While developing this missing part, I had to tackle 3 tasks :
- Finding a hardware platform to develop and test this feature
- Adding support in libCEC
- Solving issues with the CEC driver itself
The first item may seem trivial but it is not. Indeed, many iMX6 products/boards do not properly wire the CEC signal.
Here are the info I gathered :
- Wandboard was reported by a user to have CEC signal unconnected in this comment which refers to wandboard forums
Edit (october, 12): After lots of comments, I confirm that no wandboard version is properly wired to use CEC (At this time at least). But if you have a wandboard quad and are able to use a soldering iron, then have a look at this thread
- GK802 is no longer of interest to me : It is a device with no engineering support nor official technical data. It is not properly cooled. It has a very attractive price but, as a developer, I lost enough time with it. CEC signal may be connected or not, I don’t care as I know I will have no resource to understand what happens if it does not work…
- I also know that nitrogen6x (I don’t own that board by myself) from boundary devices does not expose the CEC signal (thanks to this comment)
- My utilite pro would have been a perfect device to test CEC. Unfortunately, my device comes from an early batch which was not properly wired (while currently produced devices are all good).
So, at the end, finding the right device for this development was not so easy. Fortunately compulab was kind enough to send me a new utilite from their new batch (and a properly wired CEC signal). I am about to publish a XBMC image with CEC support for utilite as a way to thank them for their support.
Then adding support for a new adapter in libCEC was not so hard : The code is well structured and there is obviously a provision to add new devices.
At some stage, I found that support for existing devices was a little cumbersome but I finally understood that the real culprit was not libCEC but the interface with underlying hardware and that I was able to have a simpler implementation as long as the driver allows for it. Note that, for now, I have not added support to handle several logical addresses at the same time (The hardware allows for it but there is not yet support in the driver for this)
And so we come to the third item : The CEC kernel driver. Freescale provides this driver but I was a little surprised of the current state of this driver (in the their BSP V4.0.0 or V4.1.0). It is supposed to be a simple character device (which is just fine) but I found quite a few shortcomings.
- First they don’t care about being compliant with the well known POSIX interface :
The read syscall will immediately return if no data is available even if the device is not opened with the O_NONBLOCK flag.
This same read syscall will return a false value (ie not the effective number of bytes seen by userspace)
The write syscall will return 0 if successful while it should return the number of written bytes
The poll syscall will never state that the device is writable
- Then they do not properly release the IRQ when the kernel module is unloaded (because of this, you will not be able to reload the module a second time)
- At last, they use locking in a sometime hazardous way and even copy/paste comments from “vpu” in this driver…
As a conclusion, this driver has not been very carefully developed and is misleading when you try to use it at first time.

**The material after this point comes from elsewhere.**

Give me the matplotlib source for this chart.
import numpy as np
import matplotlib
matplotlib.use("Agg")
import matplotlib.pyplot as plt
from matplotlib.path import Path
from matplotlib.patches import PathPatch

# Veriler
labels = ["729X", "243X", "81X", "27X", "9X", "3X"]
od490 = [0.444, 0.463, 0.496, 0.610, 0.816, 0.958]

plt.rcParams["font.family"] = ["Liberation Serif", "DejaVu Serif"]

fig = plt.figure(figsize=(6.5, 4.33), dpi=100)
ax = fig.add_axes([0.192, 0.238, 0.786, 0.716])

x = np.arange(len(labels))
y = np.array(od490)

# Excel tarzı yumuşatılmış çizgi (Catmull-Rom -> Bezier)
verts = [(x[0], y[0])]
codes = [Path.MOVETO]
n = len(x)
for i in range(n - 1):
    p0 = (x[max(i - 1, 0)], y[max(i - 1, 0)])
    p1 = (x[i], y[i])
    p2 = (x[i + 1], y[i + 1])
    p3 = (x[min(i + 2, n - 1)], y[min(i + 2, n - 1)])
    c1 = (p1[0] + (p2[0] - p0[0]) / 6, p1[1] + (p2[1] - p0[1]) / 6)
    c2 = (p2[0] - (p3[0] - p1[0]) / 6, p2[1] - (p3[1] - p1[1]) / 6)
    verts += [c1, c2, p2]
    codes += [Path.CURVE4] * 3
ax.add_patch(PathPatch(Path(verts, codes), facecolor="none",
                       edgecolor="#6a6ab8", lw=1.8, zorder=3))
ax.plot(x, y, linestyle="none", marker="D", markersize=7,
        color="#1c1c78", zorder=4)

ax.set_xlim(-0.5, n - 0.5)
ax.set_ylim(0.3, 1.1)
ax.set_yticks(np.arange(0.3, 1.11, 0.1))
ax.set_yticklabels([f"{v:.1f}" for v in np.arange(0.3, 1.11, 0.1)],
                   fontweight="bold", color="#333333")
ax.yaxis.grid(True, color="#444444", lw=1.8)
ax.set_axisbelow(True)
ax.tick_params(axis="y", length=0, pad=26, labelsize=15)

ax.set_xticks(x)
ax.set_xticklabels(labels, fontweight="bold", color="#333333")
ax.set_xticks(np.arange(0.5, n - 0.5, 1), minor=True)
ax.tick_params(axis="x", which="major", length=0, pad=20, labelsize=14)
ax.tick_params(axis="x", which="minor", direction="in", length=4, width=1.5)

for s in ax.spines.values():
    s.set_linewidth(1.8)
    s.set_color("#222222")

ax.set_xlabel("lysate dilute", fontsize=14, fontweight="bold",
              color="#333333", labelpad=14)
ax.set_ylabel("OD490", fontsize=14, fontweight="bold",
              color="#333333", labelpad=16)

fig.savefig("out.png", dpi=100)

But I don’t blame freescale for this : At least they release this driver and, that way, they allow to enhance it. All the more as they also provide an excellent reference manual which describes very well the hardware interface.
So I had to solve the afforded mentioned items in order to use it smoothly from libCEC.
At the end, I rebuilt XBMC with CEC support and was able to give it a try faced to my panasonic PZ81 TV.
And… it works just fine !
I am able to browse XBMC GUI with my TV remote.
I have already published my changes for libCEC here and will try to mainline them.